Sínteses como esta de José Herculano Pires não se fazem ao fim de um passeio comodista ao longo da história dos factos e das ideias.
Há que colocar em funcionamento todas as fibras do desejo de entender a complexidade das sociedades, seus conflitos e expectativas.
Para quem lê são uma ferramenta aperfeiçoada de interpretação da aventura do homem sobre a terra, uma revisitação dos dramas e das tentativas de renovar a esperança.
Mais do que isso, ao lê-las, apraz-me contemplar a figura inteira do homem que as faz e imaginar-me escutando as suas palavras, imitando se possível os seus gestos, seguindo o exemplo da sua generosa luta.

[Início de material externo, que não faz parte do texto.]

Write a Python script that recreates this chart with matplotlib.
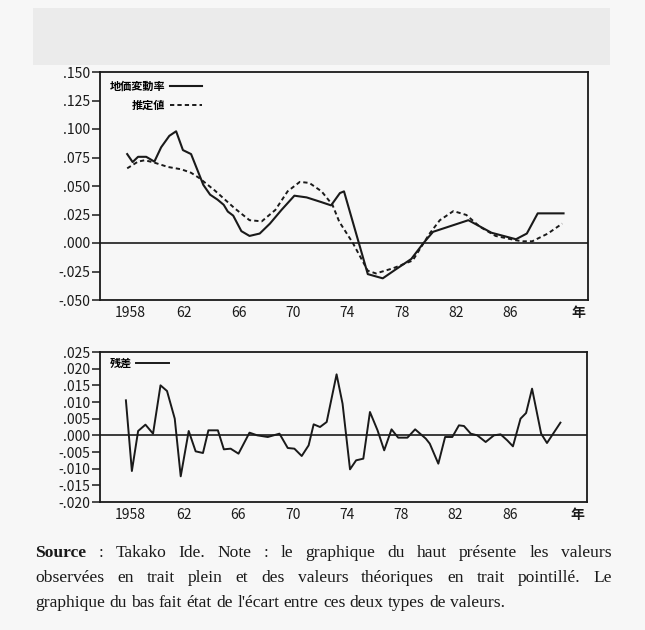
import matplotlib
matplotlib.use('Agg')
import matplotlib.pyplot as plt
from matplotlib.patches import Rectangle
from matplotlib.ticker import FixedLocator, FuncFormatter

# --- data ---
# 地価変動率 (observed, solid)
obs_years = [1957.8, 1958.2, 1958.6, 1959.2, 1959.8, 1960.3, 1960.9, 1961.4, 1961.9,
             1962.5, 1962.9, 1963.4, 1963.9, 1964.45, 1964.9, 1965.2, 1965.6, 1966.2,
             1966.8, 1967.55, 1968.3, 1969.15, 1970.1, 1971.0, 1972.1, 1972.8, 1973.45,
             1973.75, 1975.5, 1976.6, 1977.6, 1978.7, 1979.6, 1980.3, 1982.9, 1984.6,
             1986.4, 1987.2, 1988.0, 1989.9]
obs_vals = [0.078, 0.071, 0.0756, 0.0756, 0.0714, 0.084, 0.094, 0.098, 0.0815,
            0.078, 0.066, 0.051, 0.0424, 0.038, 0.0335, 0.0276, 0.024, 0.0104,
            0.0062, 0.0083, 0.017, 0.029, 0.0415, 0.040, 0.0358, 0.033, 0.0438,
            0.0453, -0.0273, -0.031, -0.0228, -0.014, 0.0, 0.0098, 0.020, 0.009,
            0.0033, 0.0083, 0.026, 0.026]

# 推定値 (estimated, dotted)
est_years = [1957.8, 1958.6, 1959.1, 1959.8, 1960.8, 1961.8, 1962.5, 1963.1, 1964.25,
             1965.7, 1966.8, 1967.7, 1968.7, 1969.6, 1970.5, 1971.2, 1972.1, 1972.9,
             1973.4, 1974.4, 1975.5, 1976.1, 1977.35, 1978.8, 1980.05, 1980.8, 1981.8,
             1982.75, 1983.75, 1984.9, 1986.4, 1986.9, 1987.6, 1988.75, 1989.8]
est_vals = [0.0655, 0.0714, 0.0726, 0.0705, 0.0667, 0.0646, 0.0616, 0.057, 0.046,
            0.0305, 0.020, 0.019, 0.029, 0.0453, 0.0536, 0.0527, 0.0453, 0.0335,
            0.0187, 0.0, -0.0243, -0.0267, -0.0222, -0.0154, 0.0083, 0.020, 0.028,
            0.0246, 0.0142, 0.0062, 0.0024, 0.0015, 0.0015, 0.0083, 0.017]

# 残差 (residual)
res_years = [1957.71, 1958.15, 1958.61, 1959.15, 1959.71, 1960.26, 1960.74, 1961.31,
             1961.75, 1962.34, 1962.85, 1963.39, 1963.79, 1964.49, 1964.93, 1965.43,
             1966.01, 1966.82, 1967.39, 1968.17, 1969.03, 1969.64, 1970.13, 1970.67,
             1971.18, 1971.55, 1972.02, 1972.51, 1973.24, 1973.68, 1974.23, 1974.68,
             1975.21, 1975.7, 1976.26, 1976.75, 1977.29, 1977.78, 1978.46, 1979.03,
             1979.82, 1980.11, 1980.74, 1981.24, 1981.77, 1982.26, 1982.63, 1983.13,
             1983.61, 1984.23, 1984.84, 1985.33, 1985.82, 1986.24, 1986.8, 1987.21,
             1987.65, 1988.32, 1988.75, 1989.74]
res_vals = [0.0105, -0.0107, 0.0013, 0.0032, 0.0005, 0.015, 0.0133, 0.005,
            -0.0123, 0.0013, -0.0048, -0.0053, 0.0015, 0.0015, -0.0042, -0.004,
            -0.0055, 0.0008, 0.0, -0.0005, 0.0005, -0.0038, -0.004, -0.0062,
            -0.003, 0.0033, 0.0025, 0.004, 0.0183, 0.0095, -0.0102, -0.0075,
            -0.007, 0.007, 0.0015, -0.0045, 0.0018, -0.0007, -0.0007, 0.0018,
            -0.001, -0.0025, -0.0085, -0.0005, -0.0005, 0.003, 0.0028, 0.0005,
            0.0, -0.002, 0.0, 0.0003, -0.0015, -0.0033, 0.005, 0.0067,
            0.014, 0.0005, -0.0023, 0.0038]

xtick_pos = [1958, 1962, 1966, 1970, 1974, 1978, 1982, 1986, 1991]
xtick_lab = ['1958', '62', '66', '70', '74', '78', '82', '86', '年']
top_yticks = [-0.05, -0.025, 0.0, 0.025, 0.05, 0.075, 0.1, 0.125, 0.15]
bot_yticks = [-0.02, -0.015, -0.01, -0.005, 0.0, 0.005, 0.01, 0.015, 0.02, 0.025]

caption = [
    [('Source', 'bold'), (':', 'normal'), ('Takako', 'normal'), ('Ide.', 'normal'),
     ('Note', 'normal'), (':', 'normal'), ('le', 'normal'), ('graphique', 'normal'),
     ('du', 'normal'), ('haut', 'normal'), ('présente', 'normal'), ('les', 'normal'),
     ('valeurs', 'normal')],
    [(w, 'normal') for w in 'observées en trait plein et des valeurs théoriques en trait pointillé. Le'.split()],
    [(w, 'normal') for w in "graphique du bas fait état de l'écart entre ces deux types de valeurs.".split()],
]

tick_font = ['Liberation Sans Narrow', 'Noto Sans CJK JP', 'DejaVu Sans']
cjk_font = ['Noto Sans CJK JP', 'DejaVu Sans']
ink = '#1a1a1a'

fig = plt.figure(figsize=(6.45, 6.3), dpi=100)
fig.patch.set_facecolor('#f7f7f7')
fig.patches.append(Rectangle((33 / 645, 1 - 65 / 630), 577 / 645, 57 / 630,
                             transform=fig.transFigure, facecolor='#ebebeb',
                             edgecolor='none'))

ax1 = fig.add_axes([100 / 645, 1 - 300 / 630, 488 / 645, 228 / 630])
ax2 = fig.add_axes([100 / 645, 1 - 502 / 630, 487 / 645, 150 / 630])


def fmt(v, pos):
    s = f'{v:.3f}'.replace('0.', '.')
    return s


for ax, yt, lim in [(ax1, top_yticks, (-0.05, 0.15)), (ax2, bot_yticks, (-0.02, 0.025))]:
    ax.set_facecolor('none')
    ax.set_xlim(1955.8, 1991.7)
    ax.set_ylim(*lim)
    ax.yaxis.set_major_locator(FixedLocator(yt))
    ax.yaxis.set_major_formatter(FuncFormatter(fmt))
    ax.set_xticks(xtick_pos)
    ax.set_xticklabels(xtick_lab)
    ax.tick_params(axis='y', direction='out', length=6, width=1.1, pad=1,
                   labelsize=10, colors=ink)
    ax.tick_params(axis='x', length=0, pad=4, labelsize=10, colors=ink)
    for lab in ax.get_xticklabels() + ax.get_yticklabels():
        lab.set_family(tick_font)
    ax.get_xticklabels()[-1].set_fontweight('bold')
    for sp in ax.spines.values():
        sp.set_linewidth(1.3)
        sp.set_color(ink)
    ax.axhline(0, color=ink, lw=1.2)

ax1.plot(obs_years, obs_vals, color=ink, lw=1.5, label='地価変動率')
ax1.plot(est_years, est_vals, color=ink, lw=1.4, linestyle=(0, (2.2, 1.6)), label='推定値')
ax2.plot(res_years, res_vals, color=ink, lw=1.4, label='残差')

for ax, anchor in [(ax1, (0.02, 0.965)), (ax2, (0.02, 0.965))]:
    ax.legend(loc='upper left', bbox_to_anchor=anchor, frameon=False, markerfirst=False,
              prop={'family': cjk_font, 'size': 8, 'weight': 'bold'},
              handlelength=2.9, handletextpad=0.4, labelspacing=0.55,
              borderpad=0, borderaxespad=0)

# caption, justified like the printed page
renderer = fig.canvas.get_renderer()
x0, x1 = 35 / 645, 612 / 645
line_y = [1 - 557 / 630, 1 - 582 / 630, 1 - 607 / 630]
for i, (words, y) in enumerate(zip(caption, line_y)):
    texts = [fig.text(x0, y, w, fontsize=12.6, fontweight=wt, family='Liberation Serif',
                      color=ink, va='baseline') for w, wt in words]
    widths = [t.get_window_extent(renderer).width / fig.bbox.width for t in texts]
    space = 0.0068
    if i < len(caption) - 1:
        space = (x1 - x0 - sum(widths)) / (len(texts) - 1)
    x = x0
    for t, w in zip(texts, widths):
        t.set_x(x)
        x += w + space

fig.savefig('out.png', dpi=100, facecolor=fig.get_facecolor())
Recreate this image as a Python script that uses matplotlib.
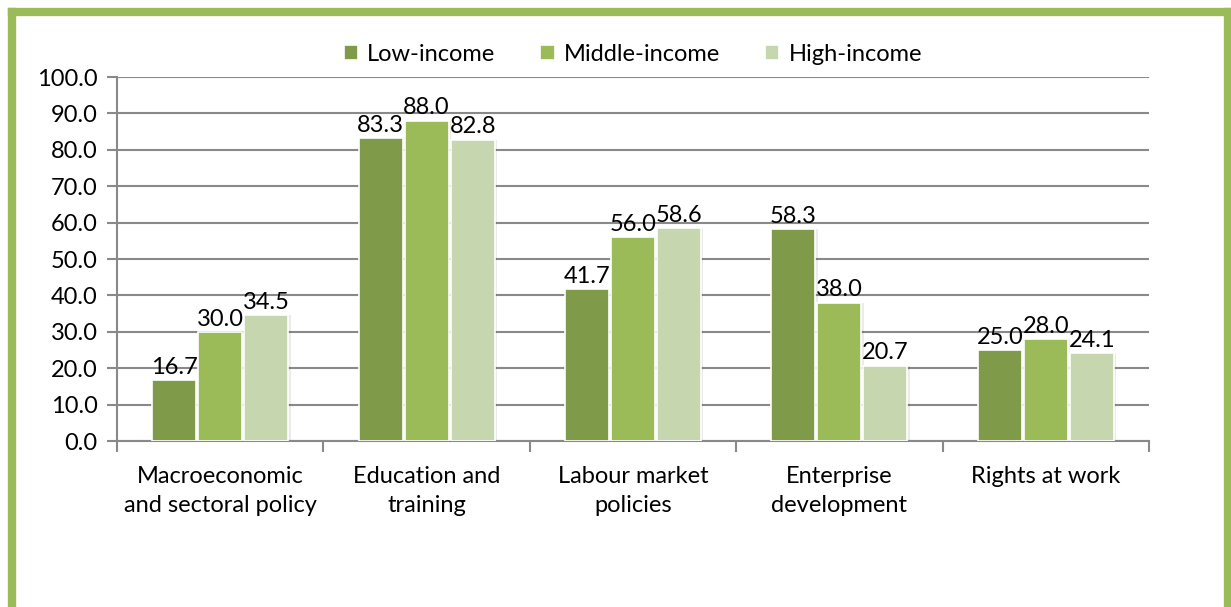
import matplotlib.pyplot as plt
import numpy as np
from matplotlib.lines import Line2D

plt.rcParams['font.family'] = ['Lato', 'DejaVu Sans']

categories = ["Macroeconomic\nand sectoral policy", "Education and\ntraining",
              "Labour market\npolicies", "Enterprise\ndevelopment", "Rights at work"]
low_income = [16.7, 83.3, 41.7, 58.3, 25.0]
middle_income = [30.0, 88.0, 56.0, 38.0, 28.0]
high_income = [34.5, 82.8, 58.6, 20.7, 24.1]
series_names = ["Low-income", "Middle-income", "High-income"]
colors = ["#7F9A48", "#9BBB59", "#C6D7AF"]

W, H = 1231, 607
fig = plt.figure(figsize=(W / 100, H / 100), dpi=100)
ax = fig.add_axes([117 / W, (H - 441) / H, (1149 - 117) / W, (441 - 77) / H])

# green frame round the chart (open at the bottom)
fc = "#9BBB59"
lw = 6
for xs, ys in [([12 / W, 12 / W], [0, 1 - 12 / H]),
               ([12 / W, 1228 / W], [1 - 12 / H, 1 - 12 / H]),
               ([1228 / W, 1228 / W], [0, 1 - 12 / H])]:
    fig.add_artist(Line2D(xs, ys, transform=fig.transFigure, color=fc,
                          linewidth=lw, solid_capstyle="projecting"))

fs = 17
x = np.arange(len(categories))
offset = 0.223
width = 0.213
for i, (vals, name, col) in enumerate(zip([low_income, middle_income, high_income],
                                          series_names, colors)):
    pos = x + (i - 1) * offset
    # soft shadow behind each bar
    ax.bar(pos + 0.012, vals, width=width, color="#000000", alpha=0.08,
           zorder=2, linewidth=0)
    ax.bar(pos, vals, width=width, color=col, edgecolor="white",
           linewidth=1.2, label=name, zorder=3)
    for p, v in zip(pos, vals):
        ax.text(p, v + 0.6, f"{v:.1f}", ha="center", va="bottom",
                fontsize=17, color="black", zorder=4)

ax.set_xlim(-0.5, 4.5)
ax.set_ylim(0, 100)
ax.set_yticks(np.arange(0, 101, 10))
ax.set_yticklabels([f"{v:.1f}" for v in np.arange(0, 101, 10)], fontsize=fs)
ax.yaxis.grid(True, color="#898989", linewidth=1.5, zorder=0)
ax.set_axisbelow(True)

ax.set_xticks(np.arange(-0.5, 5, 1))
ax.set_xticklabels([])
ax.set_xticks(x, minor=True)
ax.set_xticklabels(categories, minor=True, fontsize=fs, linespacing=1.45)
ax.tick_params(axis="x", which="minor", length=0, pad=18)
ax.tick_params(axis="x", which="major", length=8, width=1.5, color="#898989")
ax.tick_params(axis="y", length=7, width=1.5, color="#898989", pad=7)

for s in ["top", "right"]:
    ax.spines[s].set_visible(False)
for s in ["left", "bottom"]:
    ax.spines[s].set_color("#898989")
    ax.spines[s].set_linewidth(1.5)

ax.legend(loc="lower center", bbox_to_anchor=(0.5, 1.0), ncol=3, frameon=False,
          fontsize=fs, handlelength=0.6, handleheight=0.6, handletextpad=0.4,
          columnspacing=1.9, borderaxespad=0.1)

fig.savefig("out.png", dpi=100)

Vale isto por dizer que a cultura nada vale se, por detrás dela, não pudermos entrever o olhar comovido de quem contempla a humanidade, podendo confiar que não nos franqueia apenas outro degrau de conquista do poder.
− Mestre, leia-me agora se faz favor um dos seus poemas de esperança comovida.
− Mestre, traduza-me em linguagem que um homem simples possa entender aquilo que sente quando abraça um dos seus amigos, beija sua mulher ou verte uma lágrima com saudades de seu pai!...
Que Deus nos abençoe, querido Gilberto.
Que Deus nos acompanhe a todos queridos leitores destas palavras.